REQUIREMENT
Copy out each line below exactly as it appears.

SUPPLIED INFORMATION

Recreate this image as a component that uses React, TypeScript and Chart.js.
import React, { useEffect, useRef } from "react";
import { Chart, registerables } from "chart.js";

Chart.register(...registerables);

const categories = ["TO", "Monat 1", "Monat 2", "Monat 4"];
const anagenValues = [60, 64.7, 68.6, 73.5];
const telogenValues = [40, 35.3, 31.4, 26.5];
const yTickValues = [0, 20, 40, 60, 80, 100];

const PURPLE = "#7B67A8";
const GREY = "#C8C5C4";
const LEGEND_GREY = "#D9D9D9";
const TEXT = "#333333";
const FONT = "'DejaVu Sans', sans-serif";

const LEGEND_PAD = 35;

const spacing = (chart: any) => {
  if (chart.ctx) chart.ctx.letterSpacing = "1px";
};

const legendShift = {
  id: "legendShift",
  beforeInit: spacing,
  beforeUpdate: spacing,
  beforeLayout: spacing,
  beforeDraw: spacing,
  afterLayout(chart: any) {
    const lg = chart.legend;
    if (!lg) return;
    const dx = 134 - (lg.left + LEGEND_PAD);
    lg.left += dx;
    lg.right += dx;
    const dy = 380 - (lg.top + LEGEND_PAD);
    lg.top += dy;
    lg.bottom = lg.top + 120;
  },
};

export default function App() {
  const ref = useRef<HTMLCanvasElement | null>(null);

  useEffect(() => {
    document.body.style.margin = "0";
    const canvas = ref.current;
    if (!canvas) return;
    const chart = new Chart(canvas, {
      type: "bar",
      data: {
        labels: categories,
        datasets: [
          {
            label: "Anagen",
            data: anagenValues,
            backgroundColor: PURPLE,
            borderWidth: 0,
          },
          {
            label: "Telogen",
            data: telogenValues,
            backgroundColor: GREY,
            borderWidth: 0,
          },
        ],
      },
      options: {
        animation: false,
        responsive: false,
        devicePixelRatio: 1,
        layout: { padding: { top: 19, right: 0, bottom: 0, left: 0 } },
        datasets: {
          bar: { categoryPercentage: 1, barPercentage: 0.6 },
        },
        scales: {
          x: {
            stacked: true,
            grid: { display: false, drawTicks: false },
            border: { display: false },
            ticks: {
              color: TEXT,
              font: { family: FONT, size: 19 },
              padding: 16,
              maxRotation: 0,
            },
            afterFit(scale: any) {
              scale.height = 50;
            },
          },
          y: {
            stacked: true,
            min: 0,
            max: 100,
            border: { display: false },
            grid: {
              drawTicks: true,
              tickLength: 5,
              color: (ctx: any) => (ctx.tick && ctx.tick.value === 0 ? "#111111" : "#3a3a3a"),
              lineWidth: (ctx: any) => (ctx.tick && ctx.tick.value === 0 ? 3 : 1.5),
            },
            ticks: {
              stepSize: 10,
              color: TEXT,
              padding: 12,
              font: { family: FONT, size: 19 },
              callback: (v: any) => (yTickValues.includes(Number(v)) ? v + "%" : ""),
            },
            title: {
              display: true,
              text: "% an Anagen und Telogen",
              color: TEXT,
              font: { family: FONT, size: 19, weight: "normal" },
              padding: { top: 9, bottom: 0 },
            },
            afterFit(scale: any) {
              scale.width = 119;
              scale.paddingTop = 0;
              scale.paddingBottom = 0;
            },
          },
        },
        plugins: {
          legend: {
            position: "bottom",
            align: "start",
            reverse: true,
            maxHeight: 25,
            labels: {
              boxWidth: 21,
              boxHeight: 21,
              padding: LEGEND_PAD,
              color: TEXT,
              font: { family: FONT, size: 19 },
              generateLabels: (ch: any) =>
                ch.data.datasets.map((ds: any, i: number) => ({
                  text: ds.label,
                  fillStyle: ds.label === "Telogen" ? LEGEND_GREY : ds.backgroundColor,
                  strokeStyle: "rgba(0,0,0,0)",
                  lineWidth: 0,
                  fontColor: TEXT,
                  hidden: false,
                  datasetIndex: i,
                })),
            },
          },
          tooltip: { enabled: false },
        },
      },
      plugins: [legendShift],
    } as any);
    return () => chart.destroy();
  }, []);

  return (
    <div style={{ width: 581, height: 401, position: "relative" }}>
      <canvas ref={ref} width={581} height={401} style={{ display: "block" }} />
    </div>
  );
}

ANSWER TO THE TASK
Recreate this image as a component that uses React, TypeScript and Chart.js.
import React, { useEffect, useRef } from "react";
import { Chart, registerables } from "chart.js";

Chart.register(...registerables);

const categories = ["TO", "Monat 1", "Monat 2", "Monat 4"];
const anagenValues = [60, 64.7, 68.6, 73.5];
const telogenValues = [40, 35.3, 31.4, 26.5];
const yTickValues = [0, 20, 40, 60, 80, 100];

const PURPLE = "#7B67A8";
const GREY = "#C8C5C4";
const LEGEND_GREY = "#D9D9D9";
const TEXT = "#333333";
const FONT = "'DejaVu Sans', sans-serif";

const LEGEND_PAD = 35;

const spacing = (chart: any) => {
  if (chart.ctx) chart.ctx.letterSpacing = "1px";
};

const legendShift = {
  id: "legendShift",
  beforeInit: spacing,
  beforeUpdate: spacing,
  beforeLayout: spacing,
  beforeDraw: spacing,
  afterLayout(chart: any) {
    const lg = chart.legend;
    if (!lg) return;
    const dx = 134 - (lg.left + LEGEND_PAD);
    lg.left += dx;
    lg.right += dx;
    const dy = 380 - (lg.top + LEGEND_PAD);
    lg.top += dy;
    lg.bottom = lg.top + 120;
  },
};

export default function App() {
  const ref = useRef<HTMLCanvasElement | null>(null);

  useEffect(() => {
    document.body.style.margin = "0";
    const canvas = ref.current;
    if (!canvas) return;
    const chart = new Chart(canvas, {
      type: "bar",
      data: {
        labels: categories,
        datasets: [
          {
            label: "Anagen",
            data: anagenValues,
            backgroundColor: PURPLE,
            borderWidth: 0,
          },
          {
            label: "Telogen",
            data: telogenValues,
            backgroundColor: GREY,
            borderWidth: 0,
          },
        ],
      },
      options: {
        animation: false,
        responsive: false,
        devicePixelRatio: 1,
        layout: { padding: { top: 19, right: 0, bottom: 0, left: 0 } },
        datasets: {
          bar: { categoryPercentage: 1, barPercentage: 0.6 },
        },
        scales: {
          x: {
            stacked: true,
            grid: { display: false, drawTicks: false },
            border: { display: false },
            ticks: {
              color: TEXT,
              font: { family: FONT, size: 19 },
              padding: 16,
              maxRotation: 0,
            },
            afterFit(scale: any) {
              scale.height = 50;
            },
          },
          y: {
            stacked: true,
            min: 0,
            max: 100,
            border: { display: false },
            grid: {
              drawTicks: true,
              tickLength: 5,
              color: (ctx: any) => (ctx.tick && ctx.tick.value === 0 ? "#111111" : "#3a3a3a"),
              lineWidth: (ctx: any) => (ctx.tick && ctx.tick.value === 0 ? 3 : 1.5),
            },
            ticks: {
              stepSize: 10,
              color: TEXT,
              padding: 12,
              font: { family: FONT, size: 19 },
              callback: (v: any) => (yTickValues.includes(Number(v)) ? v + "%" : ""),
            },
            title: {
              display: true,
              text: "% an Anagen und Telogen",
              color: TEXT,
              font: { family: FONT, size: 19, weight: "normal" },
              padding: { top: 9, bottom: 0 },
            },
            afterFit(scale: any) {
              scale.width = 119;
              scale.paddingTop = 0;
              scale.paddingBottom = 0;
            },
          },
        },
        plugins: {
          legend: {
            position: "bottom",
            align: "start",
            reverse: true,
            maxHeight: 25,
            labels: {
              boxWidth: 21,
              boxHeight: 21,
              padding: LEGEND_PAD,
              color: TEXT,
              font: { family: FONT, size: 19 },
              generateLabels: (ch: any) =>
                ch.data.datasets.map((ds: any, i: number) => ({
                  text: ds.label,
                  fillStyle: ds.label === "Telogen" ? LEGEND_GREY : ds.backgroundColor,
                  strokeStyle: "rgba(0,0,0,0)",
                  lineWidth: 0,
                  fontColor: TEXT,
                  hidden: false,
                  datasetIndex: i,
                })),
            },
          },
          tooltip: { enabled: false },
        },
      },
      plugins: [legendShift],
    } as any);
    return () => chart.destroy();
  }, []);

  return (
    <div style={{ width: 581, height: 401, position: "relative" }}>
      <canvas ref={ref} width={581} height={401} style={{ display: "block" }} />
    </div>
  );
}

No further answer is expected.